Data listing

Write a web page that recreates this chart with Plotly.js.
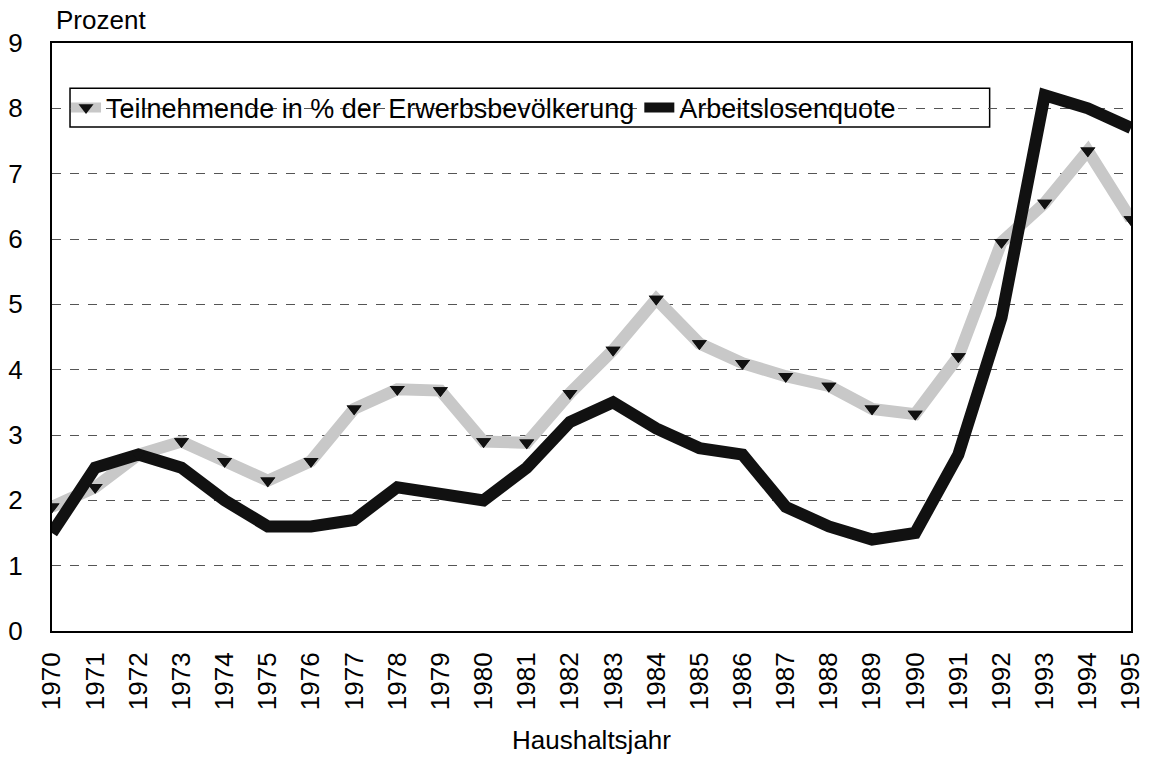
<!DOCTYPE html>
<html>
<head>
<meta charset="utf-8">
<script src="https://cdn.plot.ly/plotly-3.0.1.min.js"></script>
<style>html,body{margin:0;padding:0;background:#fff;}#chart{width:1149px;height:760px;}</style>
</head>
<body>
<div id="chart"></div>
<script>
const years = [1970,1971,1972,1973,1974,1975,1976,1977,1978,1979,1980,1981,1982,1983,1984,1985,1986,1987,1988,1989,1990,1991,1992,1993,1994,1995];
const teilnehmende = [1.9,2.2,2.7,2.9,2.6,2.3,2.6,3.4,3.7,3.68,2.9,2.88,3.64,4.3,5.08,4.4,4.1,3.9,3.75,3.4,3.32,4.2,5.95,6.55,7.35,6.3];
const arbeitslosenquote = [1.5,2.5,2.7,2.5,2.0,1.6,1.6,1.7,2.2,2.1,2.0,2.5,3.2,3.5,3.1,2.8,2.7,1.9,1.6,1.4,1.5,2.7,4.8,8.2,8.0,7.7];
const seriesNames = ["Teilnehmende in % der Erwerbsbevölkerung", "Arbeitslosenquote"];
const yTicks = [0,1,2,3,4,5,6,7,8,9];

const font = "Liberation Sans, Arial, sans-serif";
const traces = [
  {x: years, y: teilnehmende, name: seriesNames[0], type: "scatter", mode: "lines+markers",
   line: {color: "#c8c8c8", width: 12},
   marker: {symbol: "triangle-down", size: 13, color: "#111111", line: {width: 0}}},
  {x: years, y: arbeitslosenquote, name: seriesNames[1], type: "scatter", mode: "lines",
   line: {color: "#111111", width: 12}},
  {x: years, y: teilnehmende, name: seriesNames[0], type: "scatter", mode: "markers", showlegend: false,
   marker: {symbol: "triangle-down", size: 13, color: "#111111", line: {width: 0}}}
];

const layout = {
  width: 1149, height: 760,
  margin: {l: 52, r: 18, t: 43, b: 129},
  paper_bgcolor: "#fff", plot_bgcolor: "#fff",
  font: {family: font, color: "#000", size: 26},
  showlegend: true,
  legend: {orientation: "h", x: 0.013, xanchor: "left", y: 0.8895, yanchor: "middle",
           bgcolor: "rgba(0,0,0,0)", borderwidth: 0, font: {family: font, size: 27, color: "#000"},
           itemwidth: 30, tracegroupgap: 0},
  xaxis: {range: [1970, 1995], tickmode: "array", tickvals: years, ticktext: years.map(String),
          tickangle: -90, showgrid: false, zeroline: false, showline: true, linecolor: "#000", linewidth: 2,
          mirror: true, ticks: "", ticklabelstandoff: 9, tickfont: {family: font, size: 26, color: "#000"},
          title: {text: "Haushaltsjahr", font: {family: font, size: 26, color: "#000"}, standoff: 22}},
  yaxis: {range: [0, 9], tickmode: "array", tickvals: yTicks, ticktext: yTicks.map(String),
          showgrid: true, gridcolor: "#555", griddash: "dash", gridwidth: 1, zeroline: false,
          showline: true, linecolor: "#000", linewidth: 2, mirror: true, ticks: "",
          tickfont: {family: font, size: 26, color: "#000"}, ticklabelstandoff: 22},
  shapes: [{type: "rect", xref: "paper", yref: "paper", x0: 0.0167, x1: 0.869, y0: 0.857, y1: 0.923,
            line: {color: "#000", width: 1.5}, fillcolor: "#fff", layer: "between"}],
  annotations: [{text: "Prozent", xref: "paper", yref: "paper", x: 0.002, y: 1.0, xanchor: "left", yanchor: "bottom",
                 yshift: 6, showarrow: false, font: {family: font, size: 26, color: "#000"}}]
};

Plotly.newPlot("chart", traces, layout, {displayModeBar: false, staticPlot: true});
</script>
</body>
</html>
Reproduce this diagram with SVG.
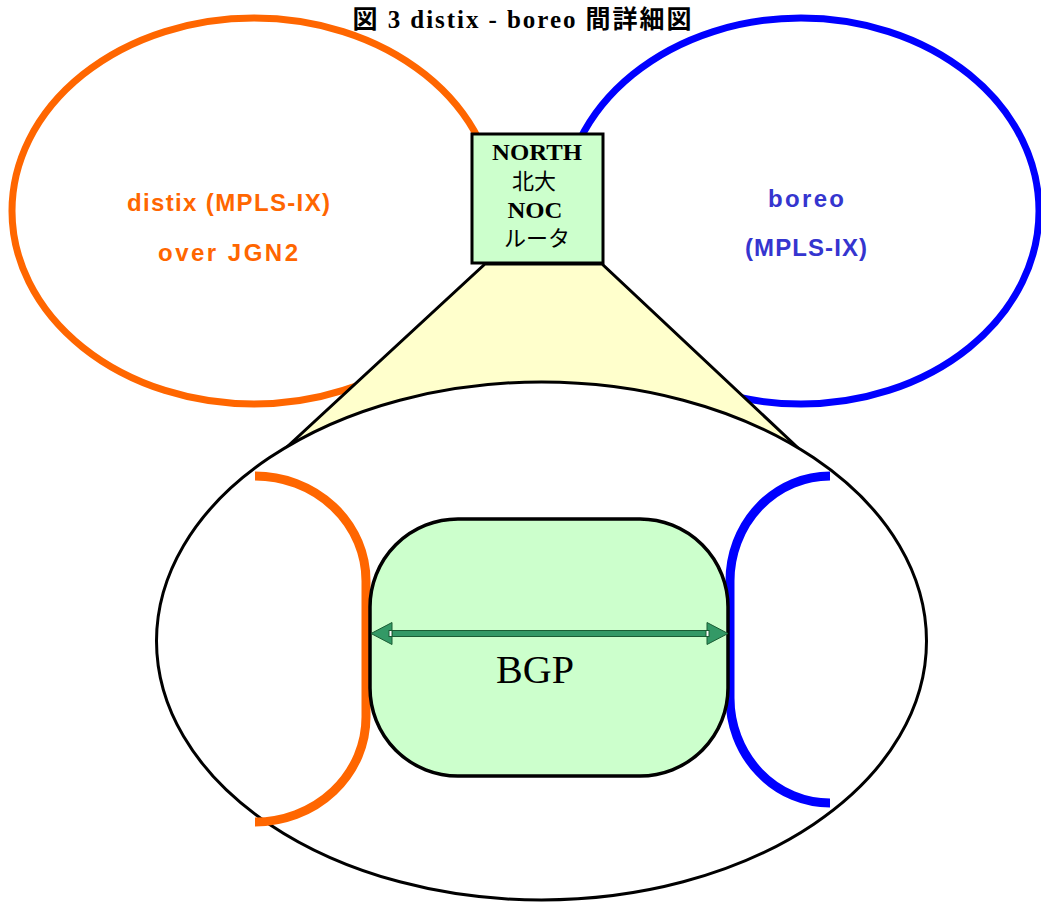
<svg xmlns="http://www.w3.org/2000/svg" width="1041" height="905" viewBox="0 0 1041 905">
<style>
.serif{font-family:"Liberation Serif","Noto Sans CJK JP",serif;fill:#000}
.sans{font-family:"Liberation Sans","DejaVu Sans",sans-serif;font-weight:bold;font-size:24px}
.blk{stroke:#000;stroke-width:3}
</style>
<rect width="1041" height="905" fill="#fff"/>
<g id="distix">
<ellipse cx="254" cy="211" rx="242" ry="193" fill="none" stroke="#ff6600" stroke-width="7"/>
<text class="sans" fill="#ff6600" x="228.5" y="211" text-anchor="middle" textLength="203" lengthAdjust="spacing">distix (MPLS-IX)</text>
<text class="sans" fill="#ff6600" x="228" y="261" text-anchor="middle" textLength="140" lengthAdjust="spacing">over JGN2</text>
</g>
<g id="boreo">
<ellipse cx="801" cy="211" rx="238" ry="193" fill="none" stroke="#0000ff" stroke-width="7"/>
<text class="sans" fill="#3535cf" x="806" y="207" text-anchor="middle" textLength="76" lengthAdjust="spacing">boreo</text>
<text class="sans" fill="#3535cf" x="806" y="256" text-anchor="middle" textLength="122" lengthAdjust="spacing">(MPLS-IX)</text>
</g>
<g id="zoom-cone">
<polygon points="485,264 602,264 797,447 287,447" fill="#ffffcc" class="blk" stroke-linejoin="miter"/>
</g>
<g id="north-router">
<rect x="472" y="134" width="131" height="129" fill="#ccffcc" class="blk"/>
<text class="serif" x="537" y="160" text-anchor="middle" font-size="24" font-weight="bold" textLength="90" lengthAdjust="spacingAndGlyphs">NORTH</text>
<text class="serif" x="534" y="189" text-anchor="middle" font-size="22">北大</text>
<text class="serif" x="535" y="218" text-anchor="middle" font-size="24" font-weight="bold" textLength="55" lengthAdjust="spacingAndGlyphs">NOC</text>
<text class="serif" x="537" y="246" text-anchor="middle" font-size="22">ルータ</text>
</g>
<g id="detail">
<ellipse cx="541.5" cy="641" rx="385" ry="259" fill="#fff" class="blk"/>
</g>
<g id="distix-edge">
<path d="M255,476 A111,105 0 0 1 366,581 L366,717 A111,105 0 0 1 255,822" fill="none" stroke="#ff6600" stroke-width="9"/>
</g>
<g id="boreo-edge">
<path d="M830,476 A100,105 0 0 0 730,581 L730,698 A100,105 0 0 0 830,803" fill="none" stroke="#0000ff" stroke-width="9"/>
</g>
<g id="bgp">
<rect x="370" y="519" width="358" height="257" rx="88" ry="88" fill="#ccffcc" stroke="#000" stroke-width="3.5"/>
<text class="serif" x="535" y="683" text-anchor="middle" font-size="39" textLength="78" lengthAdjust="spacingAndGlyphs">BGP</text>
</g>
<g id="connectors">
<g fill="#339966" stroke="#1a5c33" stroke-width="1">
<rect x="390" y="630.5" width="318" height="6"/>
<polygon points="371,633.5 392,622.5 392,644.5"/>
<polygon points="728,633.5 707,622.5 707,644.5"/>
<rect x="389" y="630.5" width="3" height="6" fill="#fff"/>
<rect x="706" y="630.5" width="3" height="6" fill="#fff"/>
</g>
</g>
<g id="title">
<text class="serif" x="522" y="28" text-anchor="middle" font-size="25" font-weight="bold" textLength="339" lengthAdjust="spacing">図 3 distix - boreo 間詳細図</text>
</g>
</svg>
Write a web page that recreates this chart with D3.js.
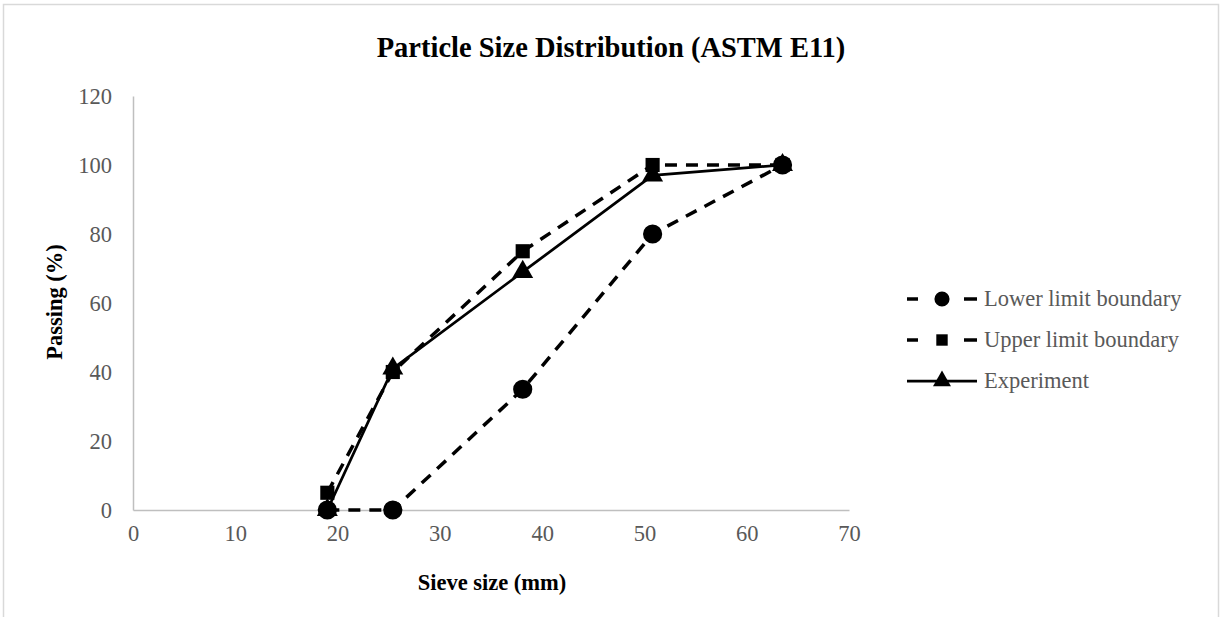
<!DOCTYPE html>
<html>
<head>
<meta charset="utf-8">
<script src="https://cdn.jsdelivr.net/npm/d3@7"></script>
<style>
  body { margin: 0; background: #fff; }
  text { font-family: "Liberation Serif", "Times New Roman", serif; }
</style>
</head>
<body>
<script>
// wrap everything in a self-executing anonymous function
(function(){

//chart data
var sieveSizes = [19, 25.4, 38.1, 50.8, 63.5];
var lowerLimit = [0, 0, 35, 80, 100];
var upperLimit = [5, 40, 75, 100, 100];
var experiment = [0, 41, 69, 97, 100];
var seriesNames = ["Lower limit boundary", "Upper limit boundary", "Experiment"];
var xTicks = [0, 10, 20, 30, 40, 50, 60, 70];
var yTicks = [0, 20, 40, 60, 80, 100, 120];

var width = 1222, height = 617;
var margin = {left: 133, right: 1222 - 849, top: 96, bottom: 617 - 510};
var fontSize = "22.5px";

var svg = d3.select("body").append("svg")
    .attr("width", width)
    .attr("height", height);

//chart border
svg.append("rect")
    .attr("x", 3.5).attr("y", 4.5)
    .attr("width", 1215).attr("height", 640)
    .attr("fill", "#fff")
    .attr("stroke", "#d9d9d9")
    .attr("stroke-width", 1.5);

var x = d3.scaleLinear().domain([0, 70]).range([margin.left, width - margin.right]);
var y = d3.scaleLinear().domain([0, 120]).range([height - margin.bottom, margin.top]);

//axes
var xAxis = svg.append("g")
    .attr("transform", "translate(0," + y(0) + ")")
    .call(d3.axisBottom(x).tickValues(xTicks).tickSize(0).tickPadding(15));
var yAxis = svg.append("g")
    .attr("transform", "translate(" + x(0) + ",0)")
    .call(d3.axisLeft(y).tickValues(yTicks).tickSize(0).tickPadding(21));

[xAxis, yAxis].forEach(function(a){
    a.attr("font-size", null).attr("font-family", null);
    a.select(".domain").attr("stroke", "#bfbfbf").attr("stroke-width", 1.5);
    a.selectAll("text")
        .attr("fill", "#595959")
        .style("font-size", fontSize);
});

//title and axis titles
svg.append("text")
    .attr("x", 611).attr("y", 57)
    .attr("text-anchor", "middle")
    .style("font-size", "28.5px").style("font-weight", "bold")
    .text("Particle Size Distribution (ASTM E11)");

svg.append("text")
    .attr("x", 492).attr("y", 590)
    .attr("text-anchor", "middle")
    .style("font-size", fontSize).style("font-weight", "bold")
    .text("Sieve size (mm)");

svg.append("text")
    .attr("transform", "translate(62,302) rotate(-90)")
    .attr("text-anchor", "middle")
    .style("font-size", fontSize).style("font-weight", "bold")
    .text("Passing (%)");

//series setup
var series = [
    {name: seriesNames[0], values: lowerLimit, dash: "12,9", symbol: d3.symbolCircle, size: 290, legendSize: 180},
    {name: seriesNames[1], values: upperLimit, dash: "12,9", symbol: d3.symbolSquare, size: 200, legendSize: 130},
    {name: seriesNames[2], values: experiment, dash: null, symbol: d3.symbolTriangle, size: 190, legendSize: 140}
];

var line = d3.line()
    .x(function(d){ return x(d[0]); })
    .y(function(d){ return y(d[1]); });

series.forEach(function(s){
    var pts = sieveSizes.map(function(v, i){ return [v, s.values[i]]; });
    svg.append("path")
        .datum(pts)
        .attr("d", line)
        .attr("fill", "none")
        .attr("stroke", "#000")
        .attr("stroke-width", s.dash ? 3.5 : 2.75)
        .attr("stroke-dasharray", s.dash);
    svg.selectAll(null)
        .data(pts)
        .enter()
        .append("path")
        .attr("d", d3.symbol().type(s.symbol).size(s.size))
        .attr("transform", function(d){ return "translate(" + x(d[0]) + "," + y(d[1]) + ")"; })
        .attr("fill", "#000");
});

//legend
var legend = svg.append("g");
series.forEach(function(s, i){
    var ly = 299 + i * 41;
    var g = legend.append("g").attr("transform", "translate(0," + ly + ")");
    if (s.dash) {
        g.append("line").attr("x1", 907).attr("x2", 918).attr("y1", 0).attr("y2", 0)
            .attr("stroke", "#000").attr("stroke-width", 3.5);
        g.append("line").attr("x1", 964).attr("x2", 977).attr("y1", 0).attr("y2", 0)
            .attr("stroke", "#000").attr("stroke-width", 3.5);
    } else {
        g.append("line").attr("x1", 907).attr("x2", 977).attr("y1", 0).attr("y2", 0)
            .attr("stroke", "#000").attr("stroke-width", 2.75);
    }
    g.append("path")
        .attr("d", d3.symbol().type(s.symbol).size(s.legendSize))
        .attr("transform", "translate(942,0)")
        .attr("fill", "#000");
    g.append("text")
        .attr("x", 984).attr("y", 0).attr("dy", "0.32em")
        .attr("fill", "#595959")
        .style("font-size", fontSize)
        .text(s.name);
});

})();
</script>
</body>
</html>
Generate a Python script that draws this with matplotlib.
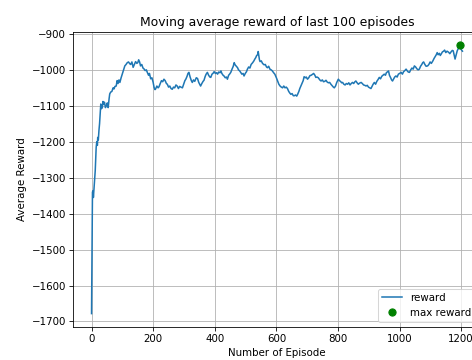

▶ **Problem details**:
Take the stretch from the line containing "Write a web page that recreates this chart with D3.js." through the line containing "var y = d3.scaleLinear().domain([0, 120]).range([height" and reproduce it exactly, both ends included. Omit the pictures.

▶ **Result**:
Write a web page that recreates this chart with D3.js.
<!DOCTYPE html>
<html>
<head>
<meta charset="utf-8">
<script src="https://cdn.jsdelivr.net/npm/d3@7"></script>
<style>
  body { margin: 0; background: #fff; }
  text { font-family: "Liberation Serif", "Times New Roman", serif; }
</style>
</head>
<body>
<script>
// wrap everything in a self-executing anonymous function
(function(){

//chart data
var sieveSizes = [19, 25.4, 38.1, 50.8, 63.5];
var lowerLimit = [0, 0, 35, 80, 100];
var upperLimit = [5, 40, 75, 100, 100];
var experiment = [0, 41, 69, 97, 100];
var seriesNames = ["Lower limit boundary", "Upper limit boundary", "Experiment"];
var xTicks = [0, 10, 20, 30, 40, 50, 60, 70];
var yTicks = [0, 20, 40, 60, 80, 100, 120];

var width = 1222, height = 617;
var margin = {left: 133, right: 1222 - 849, top: 96, bottom: 617 - 510};
var fontSize = "22.5px";

var svg = d3.select("body").append("svg")
    .attr("width", width)
    .attr("height", height);

//chart border
svg.append("rect")
    .attr("x", 3.5).attr("y", 4.5)
    .attr("width", 1215).attr("height", 640)
    .attr("fill", "#fff")
    .attr("stroke", "#d9d9d9")
    .attr("stroke-width", 1.5);

var x = d3.scaleLinear().domain([0, 70]).range([margin.left, width - margin.right]);
var y = d3.scaleLinear().domain([0, 120]).range([height - margin.bottom, margin.top]);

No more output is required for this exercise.